A Reflection for Monday of the Thirteenth Week in Ordinary Time

Find today’s readings here.

When reading the Gospel accounts of the life of Jesus, I am sometimes struck by the loneliness that inhabits the soul of Jesus the man. Today’s reading from Matthew, which contains a small passage that also appears in the Gospel of Luke (Lk 9:57-62), begins with Jesus wanting - or rather, giving an order- to cross to the other side of the Sea of Galilee. He is keen to get away from the crowd of people who want something from him. He seems to feel that he has nothing left for them, that he needs to recharge. His reply to the scribe who says he will follow him has such a human, plaintive quality that it breaks my heart a little: “Foxes have dens and birds of the sky have nests, but the Son of Man has nowhere to rest his head.”

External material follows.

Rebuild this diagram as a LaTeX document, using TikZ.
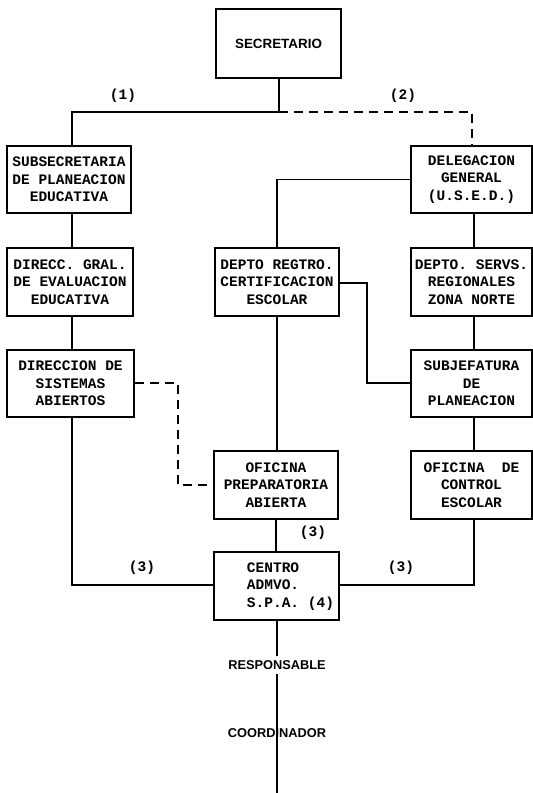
\documentclass[tikz,border=0pt]{standalone}
\usepackage{fontspec}
\setmainfont{Liberation Sans}
\setmonofont{Liberation Mono}
\begin{document}
\begin{tikzpicture}[x=1pt,y=-1pt,
  box/.style={draw,line width=1.5pt,inner sep=0pt,minimum height=67pt,align=center,
    font=\ttfamily\bfseries\fontsize{14.5}{17.5}\selectfont},
  conn/.style={line width=1.5pt},
  dconn/.style={line width=1.5pt,dash pattern=on 9pt off 6pt},
  lab/.style={font=\ttfamily\bfseries\fontsize{14.5}{17.5}\selectfont,inner sep=0pt},
  plainlab/.style={font=\rmfamily\bfseries\fontsize{12.8}{15}\selectfont,inner sep=4pt}]
\useasboundingbox (0,0) rectangle (533,793);
% boxes
\node[box,minimum width=125pt,minimum height=69pt,font=\rmfamily\bfseries\fontsize{13.4}{15}\selectfont] (sec) at (278.5,43.5) {SECRETARIO};
\node[box,minimum width=124pt] (sub) at (69,179.5) {SUBSECRETARIA\\DE PLANEACION\\EDUCATIVA};
\node[box,minimum width=126pt,minimum height=68pt] (dir) at (70,282) {DIRECC. GRAL.\\DE EVALUACION\\EDUCATIVA};
\node[box,minimum width=127pt] (dsa) at (70.5,383.5) {DIRECCION DE\\SISTEMAS\\ABIERTOS};
\node[box,minimum width=124pt,minimum height=68pt] (dep) at (277,282) {DEPTO REGTRO.\\CERTIFICACION\\ESCOLAR};
\node[box,minimum width=124pt,minimum height=68pt] (ofp) at (276,485) {OFICINA\\PREPARATORIA\\ABIERTA};
\node[box,minimum width=125pt,minimum height=68pt] (cen) at (276.5,586) {\hspace*{28pt}\begin{tabular}{@{}l@{}}CENTRO\\ADMVO.\\S.P.A. (4)\end{tabular}};
\node[box,minimum width=121pt] (del) at (471.5,179.5) {DELEGACION\\GENERAL\\(U.S.E.D.)};
\node[box,minimum width=121pt,minimum height=68pt] (dsr) at (471.5,282) {DEPTO. SERVS.\\REGIONALES\\ZONA NORTE};
\node[box,minimum width=121pt] (sj) at (471.5,383.5) {SUBJEFATURA\\DE\\PLANEACION};
\node[box,minimum width=121pt,minimum height=68pt] (ofc) at (471.5,485) {OFICINA\ \ DE\\CONTROL\\ESCOLAR};
% bottom texts
\node[plainlab] (resp) at (277,665) {RESPONSABLE};
\node[plainlab] (coord) at (277,733) {COORDINADOR};
\coordinate (end) at (277,793);
% helper coordinates
\coordinate (j1) at (279,112);
\coordinate (jl) at (72,112);
\coordinate (jr) at (472,112);
\coordinate (jb) at (72,585);
\coordinate (jm) at (277,180);
\coordinate (xr) at (474,0);
\coordinate (jc) at (474,585);
\coordinate (k1) at (367,283);
\coordinate (k2) at (367,383);
\coordinate (d1) at (178,383);
\coordinate (d2) at (178,485);
\coordinate (xb) at (277,0);
% connectors
\draw[conn] (sec.south -| j1) -- (j1) -- (jl) -- (jl |- sub.north);
\draw[dconn] (j1) -- (jr) -- (jr |- del.north);
\draw[conn] (jl |- sub.south) -- (jl |- dir.north);
\draw[conn] (jl |- dir.south) -- (jl |- dsa.north);
\draw[conn] (jl |- dsa.south) -- (jb) -- (jb -| cen.west);
\draw[conn] (del.west) -- (del.west -| jm) -- (jm |- dep.north);
\draw[conn] (xr |- del.south) -- (xr |- dsr.north);
\draw[conn] (xr |- dsr.south) -- (xr |- sj.north);
\draw[conn] (xr |- sj.south) -- (xr |- ofc.north);
\draw[conn] (xr |- ofc.south) -- (jc) -- (jc -| cen.east);
\draw[conn] (dep.east |- k1) -- (k1) -- (k2) -- (k2 -| sj.west);
\draw[conn] (jm |- dep.south) -- (jm |- ofp.north);
\draw[conn] (ofp.south) -- (ofp.south |- cen.north);
\draw[dconn] (dsa.east |- d1) -- (d1) -- (d2) -- (ofp.west);
\draw[conn] (xb |- cen.south) -- (xb |- resp.north);
\draw[conn] (xb |- resp.south) -- (end);
% labels
\node[lab] (l1) at (123,96) {(1)};
\node[lab] (l2) at (403,96) {(2)};
\node[lab] (l3a) at (313,533) {(3)};
\node[lab] (l3b) at (142,568) {(3)};
\node[lab] (l3c) at (401,568) {(3)};
\end{tikzpicture}
\end{document}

Stories like this show us that Jesus the man is as complicated as every human. This is the man whose relatives have tried to stop him from preaching, from saying problematic things, from ruffling the feathers of the authorities. They’ve tried to drag him home, proclaiming him out of his mind (Mk 3:21-35). For their troubles, Jesus discounts his blood ties to his family and instead calls his followers his real family. Yikes. Now, we believe and know that Jesus is fully divine and fully human, but sometimes we fail to connect the fully human Jesus to our own fully human hearts and heartaches. Jesus got frustrated. Jesus felt overextended. Jesus got overwhelmed. Jesus felt lonely. We can forget the fragile humanity Jesus once shared with us.

Today’s responsorial psalm takes a correspondingly forlorn tone: “Remember this, you who never think of God.” My first defensive reaction is that, on the contrary, we think of God every time we pray, don’t we? But then I take a breath: Do we really think of God? Many of my prayers involve asking God for help, for strength, for clarity, for grace, for a sign, for something I need. I rarely stop to think about what God may need from me. But since God is God, does God actually need anything from me?

And Jesus answers. He needs me to be a place for him to rest his weary head. He needs me to be a little nest, a little den for him. He needs me to follow him, to call him my brother. And I never know when or where he’ll show up, or in whose face I’ll see him and his need for me. I just have to be ready, as much as my own fragile humanity can allow.